--- START ---

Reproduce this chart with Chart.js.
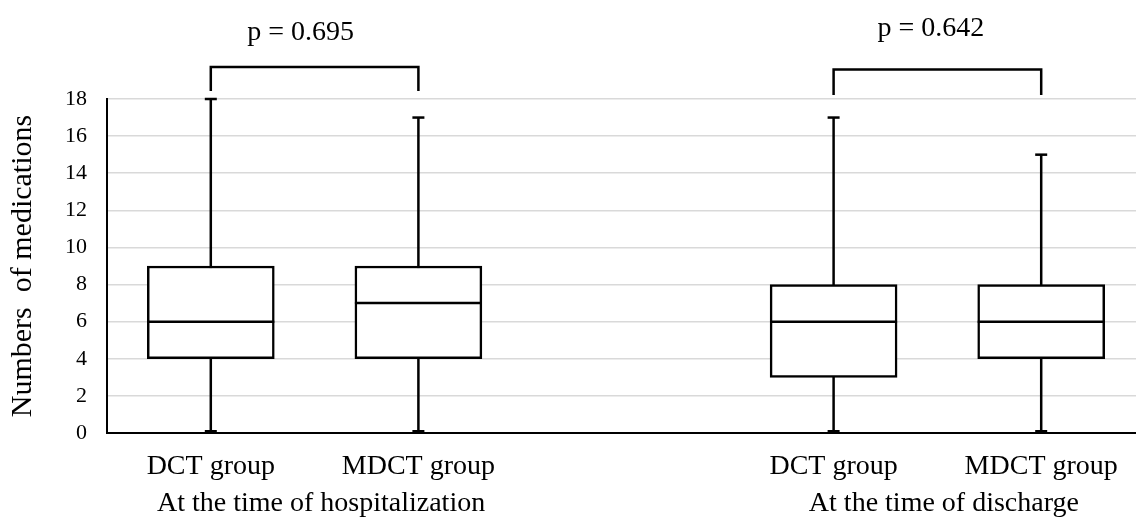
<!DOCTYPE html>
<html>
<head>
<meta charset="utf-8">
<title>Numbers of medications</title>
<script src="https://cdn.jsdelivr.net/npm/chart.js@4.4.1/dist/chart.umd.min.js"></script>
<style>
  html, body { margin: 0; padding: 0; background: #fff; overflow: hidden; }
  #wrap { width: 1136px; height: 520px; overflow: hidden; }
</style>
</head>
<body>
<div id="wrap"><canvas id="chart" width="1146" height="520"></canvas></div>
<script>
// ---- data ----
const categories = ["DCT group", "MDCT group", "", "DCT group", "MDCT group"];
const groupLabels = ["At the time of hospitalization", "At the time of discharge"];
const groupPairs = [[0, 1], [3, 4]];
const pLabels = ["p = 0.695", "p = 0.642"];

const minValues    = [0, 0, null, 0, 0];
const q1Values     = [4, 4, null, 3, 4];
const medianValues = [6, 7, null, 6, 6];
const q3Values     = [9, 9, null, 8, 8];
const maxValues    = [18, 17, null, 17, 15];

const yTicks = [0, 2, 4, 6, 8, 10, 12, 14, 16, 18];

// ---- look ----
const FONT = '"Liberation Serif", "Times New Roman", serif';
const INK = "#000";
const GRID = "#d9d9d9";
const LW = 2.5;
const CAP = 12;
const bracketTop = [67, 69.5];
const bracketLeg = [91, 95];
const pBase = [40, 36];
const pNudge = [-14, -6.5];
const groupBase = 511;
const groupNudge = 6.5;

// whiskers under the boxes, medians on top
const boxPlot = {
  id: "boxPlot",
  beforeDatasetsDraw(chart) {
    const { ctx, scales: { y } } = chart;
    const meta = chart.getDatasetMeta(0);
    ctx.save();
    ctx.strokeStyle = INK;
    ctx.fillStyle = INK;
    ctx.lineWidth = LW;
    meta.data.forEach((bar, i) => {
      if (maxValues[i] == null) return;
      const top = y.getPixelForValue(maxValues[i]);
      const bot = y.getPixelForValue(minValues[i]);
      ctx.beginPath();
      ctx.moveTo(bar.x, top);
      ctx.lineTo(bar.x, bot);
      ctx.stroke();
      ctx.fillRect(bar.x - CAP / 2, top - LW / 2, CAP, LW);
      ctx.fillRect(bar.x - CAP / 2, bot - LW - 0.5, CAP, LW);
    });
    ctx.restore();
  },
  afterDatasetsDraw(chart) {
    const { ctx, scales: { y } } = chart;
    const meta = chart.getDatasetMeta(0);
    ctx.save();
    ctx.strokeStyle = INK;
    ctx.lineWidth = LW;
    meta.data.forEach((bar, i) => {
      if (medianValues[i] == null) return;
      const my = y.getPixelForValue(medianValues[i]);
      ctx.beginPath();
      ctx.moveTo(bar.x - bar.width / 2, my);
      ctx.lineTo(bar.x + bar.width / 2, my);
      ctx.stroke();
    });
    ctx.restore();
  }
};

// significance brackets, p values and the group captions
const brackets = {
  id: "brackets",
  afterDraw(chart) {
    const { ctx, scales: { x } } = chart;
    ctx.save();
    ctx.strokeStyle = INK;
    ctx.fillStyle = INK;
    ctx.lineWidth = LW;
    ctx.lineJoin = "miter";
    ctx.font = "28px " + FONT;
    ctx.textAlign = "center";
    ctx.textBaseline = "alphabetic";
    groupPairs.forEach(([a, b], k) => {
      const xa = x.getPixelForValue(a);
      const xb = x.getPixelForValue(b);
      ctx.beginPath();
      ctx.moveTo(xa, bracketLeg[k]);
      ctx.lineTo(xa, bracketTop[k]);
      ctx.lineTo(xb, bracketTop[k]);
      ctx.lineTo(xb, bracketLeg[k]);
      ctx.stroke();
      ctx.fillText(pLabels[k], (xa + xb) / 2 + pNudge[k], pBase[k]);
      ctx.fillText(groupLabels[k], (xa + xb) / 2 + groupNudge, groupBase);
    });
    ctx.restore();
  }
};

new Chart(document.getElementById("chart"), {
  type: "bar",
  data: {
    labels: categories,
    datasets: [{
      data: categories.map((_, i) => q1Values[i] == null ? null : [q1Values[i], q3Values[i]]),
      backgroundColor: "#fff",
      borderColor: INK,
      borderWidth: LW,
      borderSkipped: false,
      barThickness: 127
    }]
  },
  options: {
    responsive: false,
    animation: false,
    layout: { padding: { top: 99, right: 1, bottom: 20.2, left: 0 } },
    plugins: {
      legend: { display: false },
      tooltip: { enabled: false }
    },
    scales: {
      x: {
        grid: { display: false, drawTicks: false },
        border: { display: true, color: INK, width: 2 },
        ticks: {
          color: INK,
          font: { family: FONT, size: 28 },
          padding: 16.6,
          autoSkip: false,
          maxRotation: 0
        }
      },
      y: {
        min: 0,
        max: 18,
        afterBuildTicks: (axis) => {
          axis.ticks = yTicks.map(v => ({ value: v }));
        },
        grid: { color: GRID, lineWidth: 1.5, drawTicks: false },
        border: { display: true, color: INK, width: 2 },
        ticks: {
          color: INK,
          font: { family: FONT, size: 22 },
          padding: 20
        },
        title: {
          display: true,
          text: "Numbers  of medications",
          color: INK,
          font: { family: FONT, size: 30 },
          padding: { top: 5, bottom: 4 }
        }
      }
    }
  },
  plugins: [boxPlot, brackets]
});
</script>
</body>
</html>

--- END ---

■ WORK TO BE COMPLETED ■
Take the lines from the start of the material to the line with "null, 17, 15];", both included, and transcribe them exactly without the pictures.

■ TASK OUTPUT ■
Reproduce this chart with Chart.js.
<!DOCTYPE html>
<html>
<head>
<meta charset="utf-8">
<title>Numbers of medications</title>
<script src="https://cdn.jsdelivr.net/npm/chart.js@4.4.1/dist/chart.umd.min.js"></script>
<style>
  html, body { margin: 0; padding: 0; background: #fff; overflow: hidden; }
  #wrap { width: 1136px; height: 520px; overflow: hidden; }
</style>
</head>
<body>
<div id="wrap"><canvas id="chart" width="1146" height="520"></canvas></div>
<script>
// ---- data ----
const categories = ["DCT group", "MDCT group", "", "DCT group", "MDCT group"];
const groupLabels = ["At the time of hospitalization", "At the time of discharge"];
const groupPairs = [[0, 1], [3, 4]];
const pLabels = ["p = 0.695", "p = 0.642"];

const minValues    = [0, 0, null, 0, 0];
const q1Values     = [4, 4, null, 3, 4];
const medianValues = [6, 7, null, 6, 6];
const q3Values     = [9, 9, null, 8, 8];
const maxValues    = [18, 17, null, 17, 15];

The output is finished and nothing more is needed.